Aim of the task:
Copy all of the material exactly. Pictures are not to appear in the copy.

Dataset extract:
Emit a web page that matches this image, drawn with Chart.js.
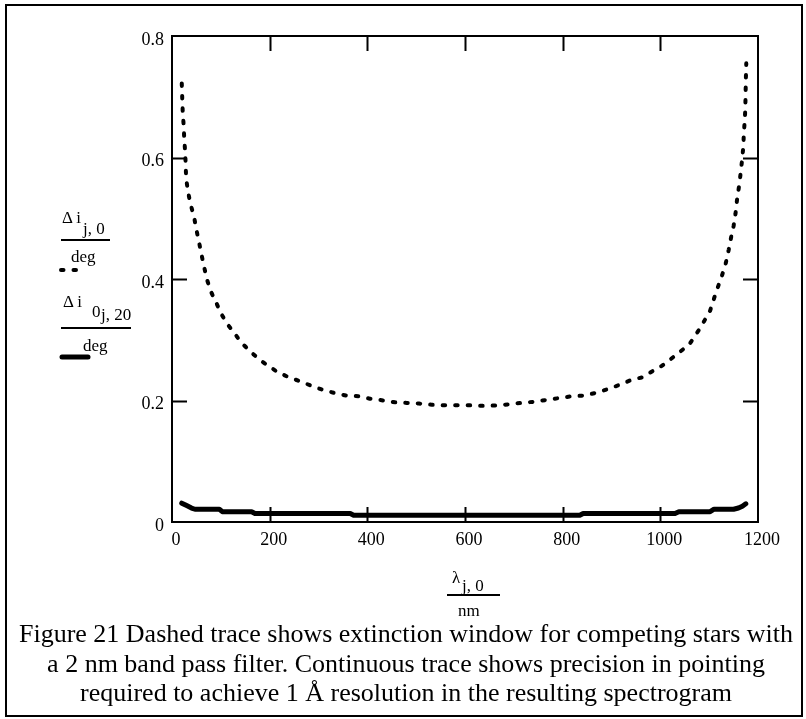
<!DOCTYPE html>
<html>
<head>
<meta charset="utf-8">
<script src="https://cdn.jsdelivr.net/npm/chart.js@4.4.1/dist/chart.umd.min.js"></script>
<style>
  html, body { margin:0; padding:0; background:#fff; }
  #page { position:relative; width:806px; height:719px; overflow:hidden; font-family:"Liberation Serif","Times New Roman",serif; color:#000; }
  #frame { position:absolute; left:5px; top:4px; width:798px; height:713px; border:2px solid #000; box-sizing:border-box; }
  canvas { position:absolute; left:0; top:0; }
  .t { position:absolute; white-space:pre; line-height:17px; font-size:17px; }
  .rule { position:absolute; height:0; border-top:2px solid #000; }
  #caption { position:absolute; left:0; width:812px; top:619px; text-align:center; font-size:26px; line-height:29.5px; white-space:nowrap; }
</style>
</head>
<body>
<div id="page">
  <div id="frame"></div>
  <canvas id="c" width="806" height="719"></canvas>

  <div class="t" style="left:62px;top:209px;">Δ i</div>
  <div class="t" style="left:83px;top:220px;">j, 0</div>
  <div class="rule" style="left:61px;top:239px;width:49px;"></div>
  <div class="t" style="left:71px;top:248px;">deg</div>

  <div class="t" style="left:63px;top:293px;">Δ i</div>
  <div class="t" style="left:92px;top:303px;">0</div>
  <div class="t" style="left:101px;top:306px;">j, 20</div>
  <div class="rule" style="left:61px;top:327px;width:70px;"></div>
  <div class="t" style="left:83px;top:337px;">deg</div>

  <div class="t" style="left:452px;top:569px;">λ</div>
  <div class="t" style="left:462px;top:577px;">j, 0</div>
  <div class="rule" style="left:447px;top:594px;width:53px;"></div>
  <div class="t" style="left:458px;top:602px;">nm</div>

  <div id="caption">Figure 21 Dashed trace shows extinction window for competing stars with<br>a 2 nm band pass filter. Continuous trace shows precision in pointing<br>required to achieve 1 Å resolution in the resulting spectrogram</div>
</div>
<script>
// ---- data ----
const xTicks = [0, 200, 400, 600, 800, 1000, 1200];
const yTicks = [0, 0.2, 0.4, 0.6, 0.8];
const xTickLabels = ['0', '200', '400', '600', '800', '1000', '1200'];
const yTickLabels = ['0', '0.2', '0.4', '0.6', '0.8'];

// dashed trace: extinction window (deg) vs wavelength (nm)
const dashX = [20, 21, 22, 24, 25, 27, 28, 29, 33, 38, 45, 50, 56, 61, 66, 72, 81, 90, 100, 112,
  126, 141, 160, 178, 197, 216, 237, 261, 283, 307, 334, 358, 382, 405, 433, 457, 481, 506, 532, 558,
  583, 610, 641, 668, 692, 716, 742, 767, 793, 819, 842, 871, 893, 914, 938, 962, 979, 1003, 1018, 1040,
  1059, 1079, 1090, 1102, 1110, 1118, 1126, 1134, 1140, 1145, 1150, 1154, 1157, 1161, 1164, 1167, 1170, 1171, 1173, 1174,
  1174.5, 1175, 1176];
const dashY = [0.722, 0.697, 0.674, 0.652, 0.631, 0.609, 0.588, 0.565, 0.543, 0.523, 0.503, 0.481, 0.458, 0.438, 0.419, 0.398, 0.377, 0.362, 0.344, 0.327,
  0.313, 0.296, 0.281, 0.268, 0.257, 0.247, 0.239, 0.232, 0.225, 0.218, 0.212, 0.208, 0.207, 0.203, 0.200, 0.197, 0.196, 0.195, 0.193, 0.192,
  0.192, 0.192, 0.191, 0.192, 0.194, 0.196, 0.198, 0.201, 0.204, 0.207, 0.208, 0.213, 0.219, 0.225, 0.233, 0.238, 0.246, 0.257, 0.266, 0.280,
  0.292, 0.316, 0.331, 0.348, 0.368, 0.387, 0.405, 0.426, 0.448, 0.469, 0.487, 0.508, 0.530, 0.552, 0.571, 0.593, 0.618, 0.640, 0.662, 0.681,
  0.700, 0.725, 0.755];

// continuous trace: pointing precision (deg) vs wavelength (nm)
const solidX = [20, 30, 40, 47, 97, 103, 163, 170, 365, 372, 835, 842, 1030, 1038, 1102, 1110, 1150, 1160, 1168, 1175];
const solidY = [0.031, 0.027, 0.023, 0.021, 0.021, 0.017, 0.017, 0.014, 0.014, 0.011, 0.011, 0.014, 0.014, 0.017, 0.017, 0.021, 0.021, 0.023, 0.026, 0.030];

const DOT_DASH = [2.5, 10];

const frameTicks = {
  id: 'frameTicks',
  afterDraw(chart) {
    const { ctx, chartArea: a, scales } = chart;
    ctx.save();
    ctx.strokeStyle = '#000';
    ctx.lineWidth = 2;
    ctx.lineCap = 'butt';
    ctx.strokeRect(a.left, a.top, a.right - a.left, a.bottom - a.top);
    const L = 15;
    ctx.beginPath();
    xTicks.slice(1, -1).forEach(v => {
      const px = Math.round(scales.x.getPixelForValue(v)) + 0.5;
      ctx.moveTo(px, a.bottom); ctx.lineTo(px, a.bottom - L);
      ctx.moveTo(px, a.top); ctx.lineTo(px, a.top + L);
    });
    yTicks.slice(1, -1).forEach(v => {
      const py = Math.round(scales.y.getPixelForValue(v)) + 0.5;
      ctx.moveTo(a.left, py); ctx.lineTo(a.left + L, py);
      ctx.moveTo(a.right, py); ctx.lineTo(a.right - L, py);
    });
    ctx.stroke();
    // legend line samples
    ctx.lineCap = 'round';
    ctx.lineWidth = 4;
    ctx.setLineDash(DOT_DASH);
    ctx.beginPath(); ctx.moveTo(61, 270); ctx.lineTo(80, 270); ctx.stroke();
    ctx.setLineDash([]);
    ctx.lineWidth = 5;
    ctx.beginPath(); ctx.moveTo(62, 357); ctx.lineTo(88, 357); ctx.stroke();
    ctx.restore();
  }
};

Chart.defaults.font.family = '"Liberation Serif", "Times New Roman", serif';
Chart.defaults.color = '#000';

new Chart(document.getElementById('c'), {
  type: 'line',
  data: {
    datasets: [
      {
        data: dashX.map((x, i) => ({ x, y: dashY[i] })),
        borderColor: '#000', borderWidth: 4, borderDash: DOT_DASH, borderCapStyle: 'round',
        pointRadius: 0, tension: 0, fill: false
      },
      {
        data: solidX.map((x, i) => ({ x, y: solidY[i] })),
        borderColor: '#000', borderWidth: 5, borderCapStyle: 'round', borderJoinStyle: 'round',
        pointRadius: 0, tension: 0, fill: false
      }
    ]
  },
  options: {
    responsive: false, animation: false, devicePixelRatio: 1,
    layout: { padding: { left: 0, top: 36, right: 48, bottom: 167 } },
    plugins: { legend: { display: false }, tooltip: { enabled: false } },
    scales: {
      x: {
        type: 'linear', min: 0, max: 1200,
        afterBuildTicks: s => { s.ticks = xTicks.map(v => ({ value: v })); },
        afterFit: s => { s.height = 30; },
        grid: { display: false, drawTicks: false },
        border: { display: false },
        ticks: { font: { size: 18 }, padding: 7, labelOffset: 4, maxRotation: 0, autoSkip: false,
          callback: (v) => xTickLabels[xTicks.indexOf(v)] }
      },
      y: {
        type: 'linear', min: 0, max: 0.8,
        afterBuildTicks: s => { s.ticks = yTicks.map(v => ({ value: v })); },
        afterFit: s => { s.width = 172; },
        grid: { display: false, drawTicks: false },
        border: { display: false },
        ticks: { font: { size: 18 }, padding: 8, labelOffset: 4, autoSkip: false,
          callback: (v) => yTickLabels[yTicks.findIndex(t => Math.abs(t - v) < 1e-9)] }
      }
    }
  },
  plugins: [frameTicks]
});
</script>
</body>
</html>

Output:
Emit a web page that matches this image, drawn with Chart.js.
<!DOCTYPE html>
<html>
<head>
<meta charset="utf-8">
<script src="https://cdn.jsdelivr.net/npm/chart.js@4.4.1/dist/chart.umd.min.js"></script>
<style>
  html, body { margin:0; padding:0; background:#fff; }
  #page { position:relative; width:806px; height:719px; overflow:hidden; font-family:"Liberation Serif","Times New Roman",serif; color:#000; }
  #frame { position:absolute; left:5px; top:4px; width:798px; height:713px; border:2px solid #000; box-sizing:border-box; }
  canvas { position:absolute; left:0; top:0; }
  .t { position:absolute; white-space:pre; line-height:17px; font-size:17px; }
  .rule { position:absolute; height:0; border-top:2px solid #000; }
  #caption { position:absolute; left:0; width:812px; top:619px; text-align:center; font-size:26px; line-height:29.5px; white-space:nowrap; }
</style>
</head>
<body>
<div id="page">
  <div id="frame"></div>
  <canvas id="c" width="806" height="719"></canvas>

  <div class="t" style="left:62px;top:209px;">Δ i</div>
  <div class="t" style="left:83px;top:220px;">j, 0</div>
  <div class="rule" style="left:61px;top:239px;width:49px;"></div>
  <div class="t" style="left:71px;top:248px;">deg</div>

  <div class="t" style="left:63px;top:293px;">Δ i</div>
  <div class="t" style="left:92px;top:303px;">0</div>
  <div class="t" style="left:101px;top:306px;">j, 20</div>
  <div class="rule" style="left:61px;top:327px;width:70px;"></div>
  <div class="t" style="left:83px;top:337px;">deg</div>

  <div class="t" style="left:452px;top:569px;">λ</div>
  <div class="t" style="left:462px;top:577px;">j, 0</div>
  <div class="rule" style="left:447px;top:594px;width:53px;"></div>
  <div class="t" style="left:458px;top:602px;">nm</div>

  <div id="caption">Figure 21 Dashed trace shows extinction window for competing stars with<br>a 2 nm band pass filter. Continuous trace shows precision in pointing<br>required to achieve 1 Å resolution in the resulting spectrogram</div>
</div>
<script>
// ---- data ----
const xTicks = [0, 200, 400, 600, 800, 1000, 1200];
const yTicks = [0, 0.2, 0.4, 0.6, 0.8];
const xTickLabels = ['0', '200', '400', '600', '800', '1000', '1200'];
const yTickLabels = ['0', '0.2', '0.4', '0.6', '0.8'];

// dashed trace: extinction window (deg) vs wavelength (nm)
const dashX = [20, 21, 22, 24, 25, 27, 28, 29, 33, 38, 45, 50, 56, 61, 66, 72, 81, 90, 100, 112,
  126, 141, 160, 178, 197, 216, 237, 261, 283, 307, 334, 358, 382, 405, 433, 457, 481, 506, 532, 558,
  583, 610, 641, 668, 692, 716, 742, 767, 793, 819, 842, 871, 893, 914, 938, 962, 979, 1003, 1018, 1040,
  1059, 1079, 1090, 1102, 1110, 1118, 1126, 1134, 1140, 1145, 1150, 1154, 1157, 1161, 1164, 1167, 1170, 1171, 1173, 1174,
  1174.5, 1175, 1176];
const dashY = [0.722, 0.697, 0.674, 0.652, 0.631, 0.609, 0.588, 0.565, 0.543, 0.523, 0.503, 0.481, 0.458, 0.438, 0.419, 0.398, 0.377, 0.362, 0.344, 0.327,
  0.313, 0.296, 0.281, 0.268, 0.257, 0.247, 0.239, 0.232, 0.225, 0.218, 0.212, 0.208, 0.207, 0.203, 0.200, 0.197, 0.196, 0.195, 0.193, 0.192,
  0.192, 0.192, 0.191, 0.192, 0.194, 0.196, 0.198, 0.201, 0.204, 0.207, 0.208, 0.213, 0.219, 0.225, 0.233, 0.238, 0.246, 0.257, 0.266, 0.280,
  0.292, 0.316, 0.331, 0.348, 0.368, 0.387, 0.405, 0.426, 0.448, 0.469, 0.487, 0.508, 0.530, 0.552, 0.571, 0.593, 0.618, 0.640, 0.662, 0.681,
  0.700, 0.725, 0.755];

// continuous trace: pointing precision (deg) vs wavelength (nm)
const solidX = [20, 30, 40, 47, 97, 103, 163, 170, 365, 372, 835, 842, 1030, 1038, 1102, 1110, 1150, 1160, 1168, 1175];
const solidY = [0.031, 0.027, 0.023, 0.021, 0.021, 0.017, 0.017, 0.014, 0.014, 0.011, 0.011, 0.014, 0.014, 0.017, 0.017, 0.021, 0.021, 0.023, 0.026, 0.030];

const DOT_DASH = [2.5, 10];

const frameTicks = {
  id: 'frameTicks',
  afterDraw(chart) {
    const { ctx, chartArea: a, scales } = chart;
    ctx.save();
    ctx.strokeStyle = '#000';
    ctx.lineWidth = 2;
    ctx.lineCap = 'butt';
    ctx.strokeRect(a.left, a.top, a.right - a.left, a.bottom - a.top);
    const L = 15;
    ctx.beginPath();
    xTicks.slice(1, -1).forEach(v => {
      const px = Math.round(scales.x.getPixelForValue(v)) + 0.5;
      ctx.moveTo(px, a.bottom); ctx.lineTo(px, a.bottom - L);
      ctx.moveTo(px, a.top); ctx.lineTo(px, a.top + L);
    });
    yTicks.slice(1, -1).forEach(v => {
      const py = Math.round(scales.y.getPixelForValue(v)) + 0.5;
      ctx.moveTo(a.left, py); ctx.lineTo(a.left + L, py);
      ctx.moveTo(a.right, py); ctx.lineTo(a.right - L, py);
    });
    ctx.stroke();
    // legend line samples
    ctx.lineCap = 'round';
    ctx.lineWidth = 4;
    ctx.setLineDash(DOT_DASH);
    ctx.beginPath(); ctx.moveTo(61, 270); ctx.lineTo(80, 270); ctx.stroke();
    ctx.setLineDash([]);
    ctx.lineWidth = 5;
    ctx.beginPath(); ctx.moveTo(62, 357); ctx.lineTo(88, 357); ctx.stroke();
    ctx.restore();
  }
};

Chart.defaults.font.family = '"Liberation Serif", "Times New Roman", serif';
Chart.defaults.color = '#000';

new Chart(document.getElementById('c'), {
  type: 'line',
  data: {
    datasets: [
      {
        data: dashX.map((x, i) => ({ x, y: dashY[i] })),
        borderColor: '#000', borderWidth: 4, borderDash: DOT_DASH, borderCapStyle: 'round',
        pointRadius: 0, tension: 0, fill: false
      },
      {
        data: solidX.map((x, i) => ({ x, y: solidY[i] })),
        borderColor: '#000', borderWidth: 5, borderCapStyle: 'round', borderJoinStyle: 'round',
        pointRadius: 0, tension: 0, fill: false
      }
    ]
  },
  options: {
    responsive: false, animation: false, devicePixelRatio: 1,
    layout: { padding: { left: 0, top: 36, right: 48, bottom: 167 } },
    plugins: { legend: { display: false }, tooltip: { enabled: false } },
    scales: {
      x: {
        type: 'linear', min: 0, max: 1200,
        afterBuildTicks: s => { s.ticks = xTicks.map(v => ({ value: v })); },
        afterFit: s => { s.height = 30; },
        grid: { display: false, drawTicks: false },
        border: { display: false },
        ticks: { font: { size: 18 }, padding: 7, labelOffset: 4, maxRotation: 0, autoSkip: false,
          callback: (v) => xTickLabels[xTicks.indexOf(v)] }
      },
      y: {
        type: 'linear', min: 0, max: 0.8,
        afterBuildTicks: s => { s.ticks = yTicks.map(v => ({ value: v })); },
        afterFit: s => { s.width = 172; },
        grid: { display: false, drawTicks: false },
        border: { display: false },
        ticks: { font: { size: 18 }, padding: 8, labelOffset: 4, autoSkip: false,
          callback: (v) => yTickLabels[yTicks.findIndex(t => Math.abs(t - v) < 1e-9)] }
      }
    }
  },
  plugins: [frameTicks]
});
</script>
</body>
</html>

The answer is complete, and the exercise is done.